Counterargument (the bearish view) - A bear could say the $500M number is optimistic because it assumes a steady production and realized-price environment; the company’s quarterly operating cash flow is volatile and one or two weak quarters tied to gas prices would make the number look generous. Also, management could prioritize acreage holdouts or growth in higher-cost plays, which raises capex and shrinks FCF.
What would change my mind
- I would upgrade conviction (larger position) if the company reports two consecutive quarters where operating cash flow beats the run-rate and management commits incremental cash to buybacks after trimming debt.
- I would reduce conviction (or close the trade) if realized gas prices deteriorate sharply or if the company signals a sustained increase in capital spending that meaningfully reduces the FCF outlook below $350M.
- I would also walk away if long-term debt ticks materially higher versus the most recent $1.22B level or if the dividend is cut.
Conclusion
Range Resources is a cash-generation story at heart. The last three reported quarters imply an operating cash flow run-rate of roughly $1.22B and reinvestment around $643M annualized, which supports a conservative 2026 free cash flow baseline of approximately $500M. That level of cash generation, combined with a long-term debt profile near $1.22B and an ongoing quarterly dividend, justifies a tactical long position from current levels with a tight stop and staged profit-taking.
This is not a no-risk trade - natural gas pricing and execution are real threats - but for a position-sized, defined-risk allocation the reward/risk looks attractive if you buy in the low-to-mid $30s and manage size against the stop at $28.
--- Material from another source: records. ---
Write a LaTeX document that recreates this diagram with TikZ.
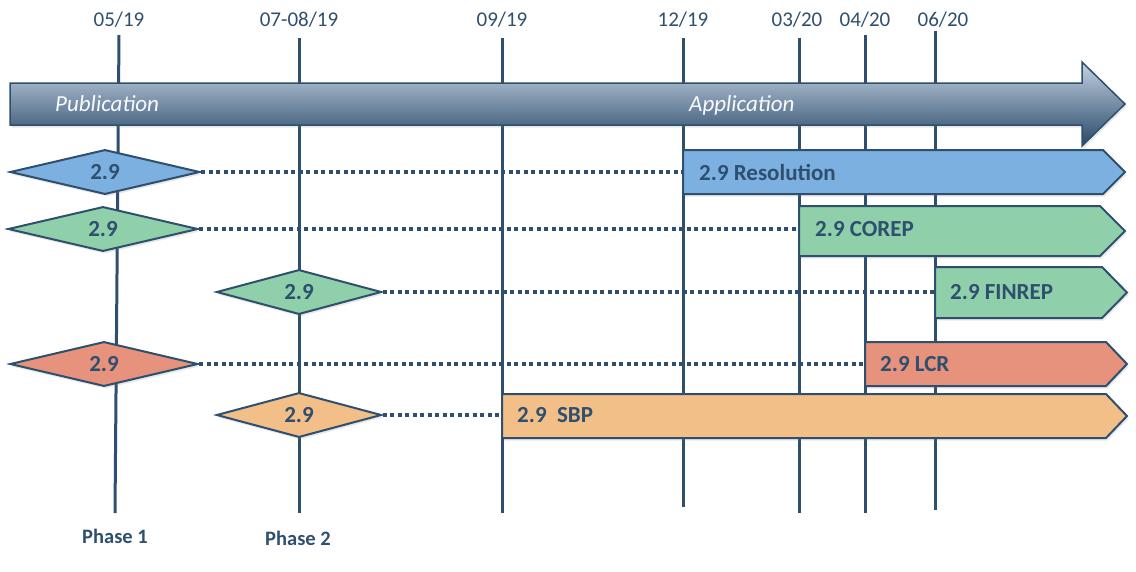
\documentclass[tikz,border=0pt]{standalone}
\usepackage{fontspec}
\setmainfont{Carlito}
\usetikzlibrary{shapes.geometric,shadows}
\definecolor{ln}{RGB}{46,80,110}
\definecolor{tx}{RGB}{47,79,111}
\definecolor{cblue}{RGB}{124,176,224}
\definecolor{cgreen}{RGB}{143,208,170}
\definecolor{cred}{RGB}{230,146,125}
\definecolor{corange}{RGB}{242,191,136}
\definecolor{atop}{RGB}{196,210,225}
\definecolor{abot}{RGB}{40,72,105}
\begin{document}
\begin{tikzpicture}[x=1pt,y=-1pt,
  vline/.style={draw=ln,line width=3pt},
  datelbl/.style={text=tx,font=\fontsize{21}{24}\selectfont,inner sep=0pt},
  phaselbl/.style={text=tx,font=\bfseries\fontsize{20.5}{23}\selectfont,inner sep=0pt},
  arrowlbl/.style={text=white!95!cblue,font=\itshape\fontsize{23}{26}\selectfont,inner sep=0pt,anchor=base west},
  softshadow/.style={drop shadow={opacity=0.18,shadow xshift=1.5pt,shadow yshift=-2.5pt}},
  dia/.style={diamond,draw=ln,line width=2pt,inner sep=0pt,minimum height=44pt,
    text=tx,font=\bfseries\fontsize{23}{25}\selectfont,softshadow},
  stagebox/.style={draw=ln,line width=2pt,line join=miter,softshadow},
  boxlbl/.style={text=tx,font=\bfseries\fontsize{23}{25}\selectfont,inner sep=0pt,anchor=west},
  dots/.style={draw=ln,line width=3.5pt,dash pattern=on 4pt off 3.5pt}
]
\useasboundingbox (0,0) rectangle (1136,571);

% date labels
\node[datelbl] (l1) at (119,20) {05/19};
\node[datelbl] (l2) at (299,20) {07-08/19};
\node[datelbl] (l3) at (502,20) {09/19};
\node[datelbl] (l4) at (683,20) {12/19};
\node[datelbl] (l5) at (797,20) {03/20};
\node[datelbl] (l6) at (865,20) {04/20};
\node[datelbl] (l7) at (943,20) {06/20};

% vertical lines
\coordinate (t1) at (119,35);  \coordinate (b1) at (115,513);
\coordinate (t2) at (299,38);  \coordinate (b2) at (299,513);
\coordinate (t3) at (502,38);  \coordinate (b3) at (502,513);
\coordinate (t4) at (683,38);  \coordinate (b4) at (683,507);
\coordinate (t5) at (799,38);  \coordinate (b5) at (799,513);
\coordinate (t6) at (865,35);  \coordinate (b6) at (865,513);
\coordinate (t7) at (935,31);  \coordinate (b7) at (935,510);
\foreach \i in {1,...,7} { \draw[vline] (t\i) -- (b\i); }

% phase labels
\node[phaselbl] (p1) at (115,536) {Phase 1};
\node[phaselbl] (p2) at (298,538) {Phase 2};

% big arrow
\shadedraw[top color=atop,bottom color=abot,draw=ln,line width=1.5pt,softshadow]
  (10,83) -- (1082,83) -- (1082,62) -- (1125,104) -- (1082,146) -- (1082,125) -- (10,125) -- cycle;
\node[arrowlbl] (pub) at (55,111) {Publication};
\node[arrowlbl] (app) at (689,111) {Application};

% box entry points
\coordinate (e1) at (683,172);
\coordinate (e2) at (799,231);
\coordinate (e3) at (935,292);
\coordinate (e4) at (865,364);
\coordinate (e5) at (502,415);

% diamonds
\node[dia,fill=cblue,minimum width=190pt] (d1) at (105,172) {2.9};
\node[dia,fill=cgreen,minimum width=190pt] (d2) at (103,229) {2.9};
\node[dia,fill=cgreen,minimum width=165pt] (d3) at (299,292) {2.9};
\node[dia,fill=cred,minimum width=188pt] (d4) at (104,364) {2.9};
\node[dia,fill=corange,minimum width=165pt] (d5) at (299,415) {2.9};

% dotted connectors
\draw[dots] (d1.east) -- (e1);
\draw[dots] (d2.east) -- (d2.east -| e2);
\draw[dots] (d3.east) -- (e3);
\draw[dots] (d4.east) -- (e4);
\draw[dots] (d5.east) -- (e5);

% stage boxes
\path[stagebox,fill=cblue]   (683,150) -- (1103,150) -- (1125,172) -- (1103,194) -- (683,194) -- cycle;
\path[stagebox,fill=cgreen]  (799,206) -- (1100,206) -- (1125,231) -- (1100,256) -- (799,256) -- cycle;
\path[stagebox,fill=cgreen]  (935,267) -- (1102,267) -- (1127,292.5) -- (1102,318) -- (935,318) -- cycle;
\path[stagebox,fill=cred]    (865,342) -- (1106,342) -- (1127,364) -- (1106,386) -- (865,386) -- cycle;
\path[stagebox,fill=corange] (502,394) -- (1106,394) -- (1127,416) -- (1106,438) -- (502,438) -- cycle;

\node[boxlbl] (n1) at (699,172) {2.9 Resolution};
\node[boxlbl] (n2) at (815,229) {2.9 COREP};
\node[boxlbl] (n3) at (950,292) {2.9 FINREP};
\node[boxlbl] (n4) at (880,364) {2.9 LCR};
\node[boxlbl] (n5) at (517,415) {2.9\ \ SBP};
\end{tikzpicture}
\end{document}
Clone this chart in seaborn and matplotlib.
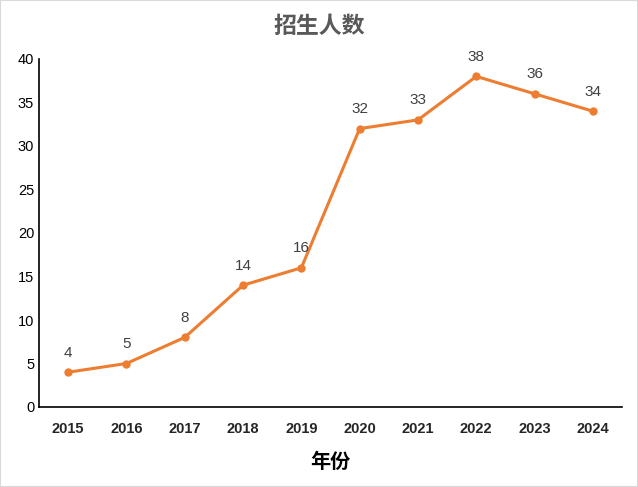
import seaborn as sns
import matplotlib.pyplot as plt
import pandas as pd

years = ["2015", "2016", "2017", "2018", "2019", "2020", "2021", "2022", "2023", "2024"]
students = [4, 5, 8, 14, 16, 32, 33, 38, 36, 34]

sns.set_style("white")
plt.rcParams['font.family'] = ['Liberation Sans', 'Noto Sans CJK SC', 'DejaVu Sans']

df = pd.DataFrame({"year": years, "count": students})

fig = plt.figure(figsize=(6.38, 4.87), dpi=100)
ax = fig.add_axes([39 / 638, 1 - 407 / 487, 583 / 638, 348 / 487])

sns.lineplot(data=df, x="year", y="count", ax=ax, color="#ED7D31",
             linewidth=2.2, marker="o", markersize=6, markeredgewidth=0)

for i, v in enumerate(students):
    ax.annotate(str(v), (i, v), xytext=(0, 9), textcoords="offset points",
                ha="center", va="bottom", fontsize=11, color="#404040")

ax.set_xlim(-0.5, len(years) - 0.5)
ax.set_ylim(0, 40)
ax.set_yticks(range(0, 41, 5))
ax.tick_params(axis="both", length=0, labelsize=10.5, colors="black")
ax.tick_params(axis="x", pad=11)
for lab in ax.get_xticklabels():
    lab.set_fontweight("bold")
    lab.set_color("#262626")

for side in ["top", "right"]:
    ax.spines[side].set_visible(False)
for side in ["left", "bottom"]:
    ax.spines[side].set_color("black")
    ax.spines[side].set_linewidth(1.2)

ax.set_ylabel("")
ax.set_xlabel("年份", fontsize=14.5, fontweight="bold", color="black", labelpad=12)
fig.suptitle("招生人数", fontsize=16.5, fontweight="bold", color="#595959", y=0.97)

fig.patches.append(plt.Rectangle((0, 0), 1, 1, transform=fig.transFigure,
                                 fill=False, edgecolor="#D9D9D9", linewidth=1.5))

fig.savefig("out.png", dpi=100)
Data points cited (selected)
- Latest trade: $33.46 on 01/15/2026
- Operating cash flow (three most recent quarters combined): $913.82M (Q1-Q3 2025)
- Investing cash flow (three most recent quarters combined): -$482.24M (Q1-Q3 2025)
- Long-term debt (09/30/2025): $1,216,767,000
- Diluted average shares (Q3 2025): ~239.0M
- Quarterly dividend most recently declared (11/28/2025): $0.09 per share
Disclosure: This is a trade idea, not personalized financial advice. Position size appropriately and consider tax and brokerage costs before trading.